Lodging security remains an important function in today's larger hotels, and its focus has broadened--evidenced by the change in moniker from security to loss prevention that has become commonplace. These loss prevention departments generally employ a diverse staff capable of dealing with the breadth of issues that face them on a regular basis. The latest issues, and how lodging security professionals are handling them, are highlighted in the following overview of trends in the industry.
ACCESS CONTROL. The hotel industry historically has thrived as a business that invited people in with few, if any, controls on access. In recent years, this open-door policy has been modified to address both a change in public attitudes and a growing legal duty to keep guests secure.
Public attitudes have changed as media attention to lapses in hotel security has increased the public's awareness of, and expectations for, a safe and secure environment. Recent customer surveys show that security has emerged as a key factor in hotel selection and satisfaction. As expectations for a safe environment have grown, guests are more accepting of a visible security presence.
Prudent loss prevention departments can take advantage of the customer's increased concern for security, using it as a selling point to gain management support for security initiatives and as a reason why nonsecurity staff should also be concerned about security. For instance, the security manager can point out to senior management that by training the entire hotel staff to report security and safety concerns, security departments can cost-effectively improve site safety, thus enhancing customers' overall perceptions of the facility.

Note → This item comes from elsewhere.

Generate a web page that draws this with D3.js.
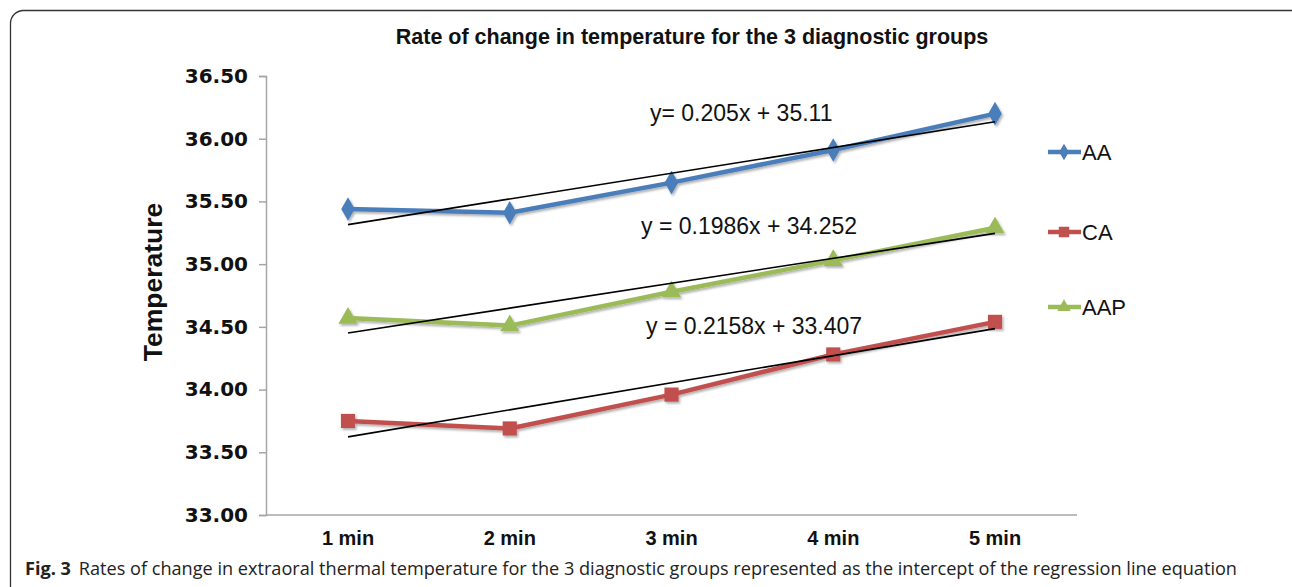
<!DOCTYPE html>
<html lang="en">
<head>
  <meta charset="UTF-8">
  <title>Rate of change in temperature</title>
  <style>
    body { margin: 0; background: #fff; }
    svg { display: block; }
  </style>
</head>
<body>
  <div id="chart"></div>

  <script src="https://d3js.org/d3.v7.min.js"></script>
  <script>
    // data
    const categories = ["1 min", "2 min", "3 min", "4 min", "5 min"];
    const seriesNames = ["AA", "CA", "AAP"];
    const aaValues = [35.44, 35.41, 35.65, 35.91, 36.20];
    const caValues = [33.75, 33.69, 33.96, 34.28, 34.54];
    const aapValues = [34.57, 34.51, 34.78, 35.03, 35.29];
    const yTicks = [33.0, 33.5, 34.0, 34.5, 35.0, 35.5, 36.0, 36.5];
    // regression lines: slope, intercept, label
    const trendSlopes = [0.205, 0.2158, 0.1986];
    const trendIntercepts = [35.11, 33.407, 34.252];
    const trendLabels = ["y= 0.205x + 35.11", "y = 0.2158x + 33.407", "y = 0.1986x + 34.252"];

    const W = 1292, H = 587;
    const colors = ["#4a7ebb", "#c0504d", "#9bbb59"];
    const shapes = [d3.symbolDiamond, d3.symbolSquare, d3.symbolTriangle];

    const svg = d3.select("#chart").append("svg")
      .attr("width", W).attr("height", H);

    // drop shadow like excel markers
    const defs = svg.append("defs");
    const f = defs.append("filter").attr("id", "shadow")
      .attr("x", "-20%").attr("y", "-20%").attr("width", "150%").attr("height", "150%");
    f.append("feDropShadow").attr("dx", 1.5).attr("dy", 2).attr("stdDeviation", 1.2)
      .attr("flood-color", "#000").attr("flood-opacity", 0.3);

    // frame
    svg.append("rect")
      .attr("x", 10.5).attr("y", 10.5)
      .attr("width", 1300).attr("height", 590)
      .attr("rx", 13)
      .attr("fill", "none").attr("stroke", "#333").attr("stroke-width", 1.3);

    const x = d3.scalePoint().domain(categories).range([348, 995]);
    const xAxisEnd = 1077;
    const y = d3.scaleLinear().domain([33, 36.5]).range([515, 76]);

    // title
    svg.append("text")
      .attr("x", 692).attr("y", 44)
      .attr("text-anchor", "middle")
      .style("font-family", "Liberation Sans, Arial, sans-serif")
      .style("font-weight", "bold").style("font-size", "21.5px")
      .attr("fill", "#111")
      .text("Rate of change in temperature for the 3 diagnostic groups");

    // y axis
    const yAxis = svg.append("g")
      .attr("transform", "translate(266,0)")
      .call(d3.axisLeft(y).tickValues(yTicks).tickFormat(d3.format(".2f")).tickSize(7).tickPadding(11));
    yAxis.select(".domain").attr("stroke", "#a6a6a6").attr("stroke-width", 1.5);
    yAxis.selectAll(".tick line").attr("stroke", "#a6a6a6").attr("stroke-width", 1.5);
    yAxis.selectAll(".tick text")
      .style("font-family", "DejaVu Sans, Verdana, sans-serif")
      .style("font-weight", "bold").style("font-size", "20px")
      .attr("fill", "#111");

    // x axis line (no ticks)
    svg.append("line")
      .attr("x1", 266).attr("x2", xAxisEnd)
      .attr("y1", y(33)).attr("y2", y(33))
      .attr("stroke", "#a6a6a6").attr("stroke-width", 1.5);

    svg.append("g").selectAll("text")
      .data(categories).enter().append("text")
      .attr("x", d => x(d)).attr("y", 545)
      .attr("text-anchor", "middle")
      .style("font-family", "Liberation Sans, Arial, sans-serif")
      .style("font-weight", "bold").style("font-size", "20px")
      .attr("fill", "#111")
      .text(d => d);

    // y title
    svg.append("text")
      .attr("transform", "translate(162,282) rotate(-90)")
      .attr("text-anchor", "middle")
      .style("font-family", "Liberation Sans, Arial, sans-serif")
      .style("font-weight", "bold").style("font-size", "26.5px")
      .attr("fill", "#111")
      .text("Temperature");

    const seriesValues = [aaValues, caValues, aapValues];
    const line = d3.line().x((d, i) => x(categories[i])).y(d => y(d));

    const plot = svg.append("g");

    // series lines + markers
    seriesValues.forEach((vals, s) => {
      const g = plot.append("g").attr("filter", "url(#shadow)");
      g.append("path")
        .datum(vals)
        .attr("d", line)
        .attr("fill", "none")
        .attr("stroke", colors[s])
        .attr("stroke-width", 4.5)
        .attr("stroke-linejoin", "round");
      g.selectAll("path.mk")
        .data(vals).enter().append("path")
        .attr("class", "mk")
        .attr("transform", (d, i) => `translate(${x(categories[i])},${y(d)})`)
        .attr("d", d3.symbol().type(shapes[s]).size(s === 0 ? 160 : s === 1 ? 200 : 160))
        .attr("fill", colors[s]);
    });

    // trend lines
    trendSlopes.forEach((m, s) => {
      const b = trendIntercepts[s];
      plot.append("line")
        .attr("x1", x(categories[0])).attr("y1", y(m * 1 + b))
        .attr("x2", x(categories[4])).attr("y2", y(m * 5 + b))
        .attr("stroke", "#000").attr("stroke-width", 1.6);
    });

    // equation labels
    const eqPos = [[650, 121], [646, 334], [641, 234]];
    svg.append("g").selectAll("text")
      .data(trendLabels).enter().append("text")
      .attr("x", (d, i) => eqPos[i][0]).attr("y", (d, i) => eqPos[i][1])
      .style("font-family", "Liberation Sans Narrow, Arial Narrow, sans-serif")
      .style("font-size", "23px")
      .attr("fill", "#111")
      .text(d => d);

    // legend
    const legendY = [152, 232, 307];
    const legend = svg.append("g");
    seriesNames.forEach((name, s) => {
      const g = legend.append("g").attr("transform", `translate(1048,${legendY[s]})`);
      g.append("line").attr("x1", 0).attr("x2", 33)
        .attr("stroke", colors[s]).attr("stroke-width", 4.5);
      g.append("path").attr("transform", "translate(16,0)")
        .attr("d", d3.symbol().type(shapes[s]).size(s === 1 ? 110 : 80))
        .attr("fill", colors[s]);
      g.append("text").attr("x", 34).attr("y", 8)
        .style("font-family", "Liberation Sans Narrow, Arial Narrow, sans-serif")
        .style("font-size", "22px")
        .attr("fill", "#111")
        .text(name);
    });

    // caption
    const cap = svg.append("text")
      .attr("x", 25).attr("y", 575)
      .attr("textLength", 1212)
      .attr("lengthAdjust", "spacingAndGlyphs")
      .style("font-family", "Open Sans, Noto Sans, sans-serif")
      .style("font-size", "18.5px")
      .attr("fill", "#222");
    cap.append("tspan").style("font-weight", "bold").text("Fig. 3");
    cap.append("tspan").attr("dx", 8)
      .text("Rates of change in extraoral thermal temperature for the 3 diagnostic groups represented as the intercept of the regression line equation");
  </script>
</body>
</html>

Physical security enhancements, such as the use of access controls, CCTV systems, and crime prevention through environmental design (CPTED), can also he presented to senior management as measures that can contribute to the public's positive perception of the property.
Of course, positive impressions may turn negative if security is overbearing. Every establishment has to find the right balance for its environment--weighing the benefits of security against the extent to which each measure will inconvenience guests. For instance, should the rear entrance of a hotel, traditionally a problem area for safety, be secured if it means that guests will have to walk around to the front entrances?
Fortunately, technology can avert some conflicts. In the case of locked rear or side entrances, recent security technology allows hotels to accommodate both the safety and convenience issues through the use of reprogrammable exterior locks that allow guests access while keeping intruders out.
In addition, a hotel's front entrances can be secured at night if staff are able to unlock the door remotely for legitimate use of the facility by customers, providing both security and convenience. And over the past several years, more secure access control to guest rooms has been made possible with electronic locking devices, which most hotels now use.